La sconfitta di Venezia rappresenta l'ennesima figuraccia di una stagione che inizia ad assomiglia sempre più a quella di un anno fa, in cui il Bari, sfasciato e rimontato durante le due sessioni di calciomercato, provò una risalita che culminò con un autentico fallimento.
E ora ci si ritrova a malincuore a commentare e giustificare una nuova crisi, un nuovo scempio. Sportivo e non solo. Dal campo al mercato, nulla sta andando per il verso giusto al club biancorosso, finito nel mirino di una critica che, a sua volta, è finita qualche giorno fa nel mirino del diesse Sogliano, che ha di fatto accusato stampa e tifosi di mettere troppa pressione alla squadra. Un'accusa poco condivisibile e un tantino irrispettosa nei confronti di una città sì esigente, ma altrettanto paziente e volenterosa, che cerca ogni anno di ritrovare quelle motivazioni che, di anno in anno, qualcuno gli strappa via con prepotenza. A pugni in faccia. Bari non è Cittadella: con tutto il rispetto, la stima e l'invidia che nutriamo nei confronti della splendida realtà veneta, quella biancorossa non può essere considerata alla stregua di una piccola realtà del nostro calcio, dove non ci sono aspettative di sorta e tutto viene accettato con quella serenità tipica di chi sa di aver ottenuto già tantissimo. A Bari non può essere così: qui c'è fame, passione, storia e ambizione. Qui ci sono almeno 20mila spettatori allo stadio nei momenti di magra. Qui si respira calcio sette giorni su sette, anche nelle chiese. E il tutto non può rappresentare un deterrente. Ci sono società che pagherebbero pur di avere lo stesso sostegno, la stessa nutrita folla di tifosi, pazzi e innamorati, pronti a tutto pur di seguire in massa la propria squadra del cuore.
Grosso rifinisce sotto accusa. Ma non è l'unico colpevole. Certo, il tecnico con le sue scelte (spesso scellerate) ci sta mettendo del suo per rovinare quello che di buono era riuscito a costruire sino a fine novembre. A complicargli la vita, una campagna trasferimenti che non ha partorito alcun rinforzo. Anzi, visti i recenti risultati, si può affermare che la squadra è stata addirittura depotenziata, specie in difesa. Questo non deve però rappresentare un alibi per il giovane tecnico biancorosso, che non è comunque riuscito a dare un gioco definito e una precisa identità al suo gruppo.

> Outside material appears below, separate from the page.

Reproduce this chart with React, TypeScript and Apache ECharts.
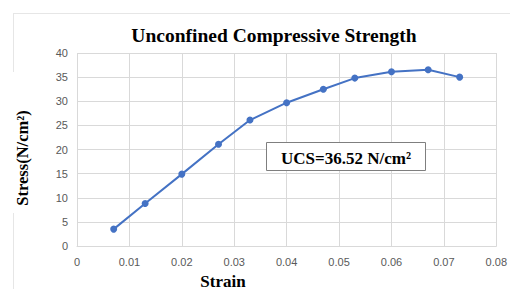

Colpevole anche chi osserva in silenzio senza intervenire. A processo ci finisce anche il presidente Giancaspro, che non deve sentirsi immune da critiche e responsabilità. Il fatto di intendersi poco di calcio giocato (concetto spesso ribadito dallo stesso numero uno di via Torrebella), non può più scagionarlo. Quando ha deciso di mettersi alla guida di questo club sapeva a cosa andava incontro. E se le ambizioni sono davvero quelle che dice (serie A, stadio di proprietà, stabilità economica e longevità) non può più nascondersi dietro le quinte, apparendo e scomparendo come un'illusionista. Esca allo scoperto e prenda le giuste decisioni. E lo faccia con convinzione e serietà.
Fuori le palle. Questo lo slogan inneggiato con maggior frequenza ieri a Venezia dai tifosi biancorossi. L'invito, rivolto alla squadra, non può che essere condiviso. Perchè se i signori prima menzionati hanno le loro gravi responsabilità, da meno non sono di certo i paperoni dello spogliatoio. Apparsi ancora una volta svogliati, arrendevoli, senza dignità.